- An editorial calls for the son of the late Kim Jong Il to lead the country "to eternal victory"
- The title could point to son's "imminent rise" as head of the military
- Kim Jong Il died one week ago; the country is in a transition period
North Korea continued to mourn its late leader Saturday while calling his successor son the "supreme commander," as the country faces a transition of power following Kim Jong Il's death one week ago.
"Comrade Kim Jong Un, please assume the supreme commandership, as wished by the people, to lead (North Korea) to eternal victory," the country's main state newspaper said in an editorial, according to the state-run Korean Central News Agency.
South Korea's Yonhap news agency speculated that the new title could be "a sign of the successor's imminent rise to control the communist country's military."
Yonhap reported earlier this week that the younger Kim gave his first military orders as leader of North Korea just before the death of his father was announced Monday.
The man known as the "dear leader" died December 17 of a heart attack at age 69. The ruling Worker's Party declared Kim Jong Un, the youngest of three sons, the "great successor" to his father's mantle.
Analysts have speculated that Kim Jong Un, believed to be in his late 20s, lacks the experience needed to succeed his father, who ruled the reclusive Stalinist state since 1994.
Mike Chinoy, a senior fellow at the University of Southern California's U.S.-China Institute, said the challenge for North Korea is to speed up the country's familiarity with the younger Kim: "The son is a blank slate.
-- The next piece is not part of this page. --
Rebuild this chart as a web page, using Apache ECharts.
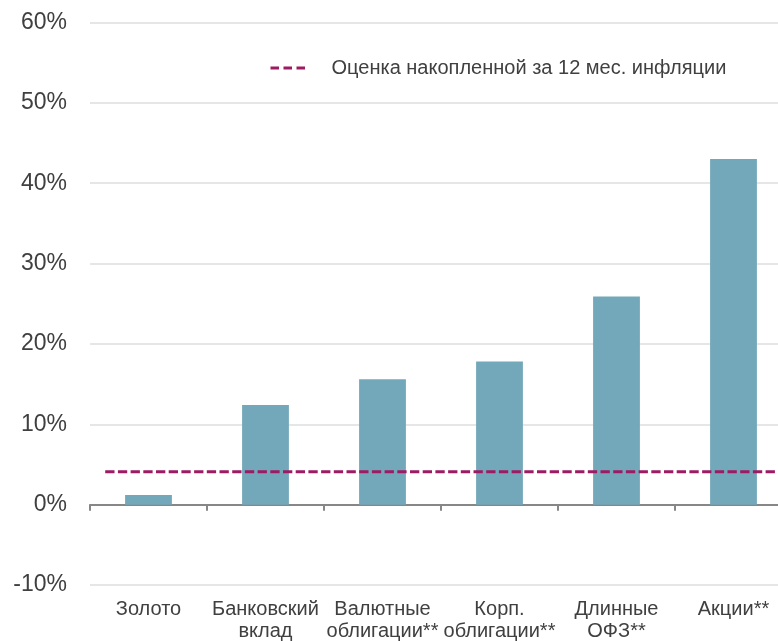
<!DOCTYPE html>
<html>
<head>
<meta charset="utf-8">
<script src="https://cdn.jsdelivr.net/npm/echarts@6/dist/echarts.min.js"></script>
<style>
  html, body { margin: 0; padding: 0; background: #ffffff; }
  #chart { width: 778px; height: 641px; }
</style>
</head>
<body>
<div id="chart"></div>
<script>
// Asset classes and their 12-month returns, %
const categories = ['Золото', 'Банковский\nвклад', 'Валютные\nоблигации**', 'Корп.\nоблигации**', 'Длинные\nОФЗ**', 'Акции**'];
const returns = [1.2, 12.4, 15.6, 17.8, 25.9, 43.0];

// Accumulated 12-month inflation estimate, drawn as a flat reference line
const inflationName = 'Оценка накопленной за 12 мес. инфляции';
const inflationValue = 4.1;
// horizontal span of the reference line, in category units (0 = left edge of the first slot)
const inflationSpan = [0.13, 6];

// Value axis range
const yMin = -10, yMax = 60, yStep = 10;

const textColor = '#404040';
const font = 'Liberation Sans, Arial, sans-serif';

const chart = echarts.init(document.getElementById('chart'), null, { renderer: 'canvas' });

chart.setOption({
  animation: false,
  backgroundColor: '#ffffff',
  grid: { left: 90, top: 22.5, width: 702, height: 562.5, outerBoundsMode: 'none', containLabel: false },
  legend: {
    data: [inflationName],
    left: 269,
    top: 58,
    padding: 0,
    itemWidth: 35,
    itemHeight: 14,
    itemStyle: { opacity: 0 },
    lineStyle: { width: 3, type: [8.5, 4.5], color: '#9c1b63' },
    textStyle: { color: textColor, fontSize: 20, fontFamily: font, padding: [0, 0, 0, 21] }
  },
  xAxis: [
    {
      // zero line with slot ticks
      type: 'category',
      data: categories,
      boundaryGap: true,
      axisLine: { show: true, onZero: true, lineStyle: { color: '#878787', width: 2 } },
      axisTick: { show: true, length: 6, lineStyle: { color: '#878787', width: 2 } },
      axisLabel: { show: false },
      splitLine: { show: false }
    },
    {
      // category labels along the bottom of the plot
      type: 'category',
      data: categories,
      position: 'bottom',
      boundaryGap: true,
      axisLine: { show: false, onZero: false },
      axisTick: { show: false },
      axisLabel: {
        show: true, interval: 0, hideOverlap: false, margin: 13,
        color: textColor, fontSize: 20, lineHeight: 22, fontFamily: font, align: 'center'
      },
      splitLine: { show: false }
    },
    {
      // continuous axis for the inflation reference line
      type: 'value',
      min: 0,
      max: categories.length,
      show: false,
      splitLine: { show: false }
    }
  ],
  yAxis: {
    type: 'value',
    min: yMin,
    max: yMax,
    interval: yStep,
    axisLine: { show: false },
    axisTick: { show: false },
    axisLabel: {
      formatter: '{value}%', color: textColor, fontSize: 23, fontFamily: font, margin: 23
    },
    splitLine: { show: true, lineStyle: { color: '#dedede', width: 1.5 } }
  },
  series: [
    {
      type: 'bar',
      xAxisIndex: 0,
      data: returns,
      barWidth: '40%',
      itemStyle: { color: '#73a7ba' },
      z: 2
    },
    {
      name: inflationName,
      type: 'line',
      xAxisIndex: 2,
      data: inflationSpan.map(x => [x, inflationValue]),
      symbol: 'none',
      lineStyle: { color: '#9c1b63', width: 3, type: [9.3, 3.4] },
      itemStyle: { color: '#9c1b63' },
      z: 3
    }
  ]
});
</script>
</body>
</html>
They face the challenge of building up his image and reputation faster than they might have done."
Saturday's editorial was full of praise for both son and father.
"This call is an expression of our people's faith to follow respected Kim Jong Un, who is identical to Kim Jong Il, to the last of their life," KCNA reported.
Kim's funeral will be held Wednesday; the official mourning period will end Thursday.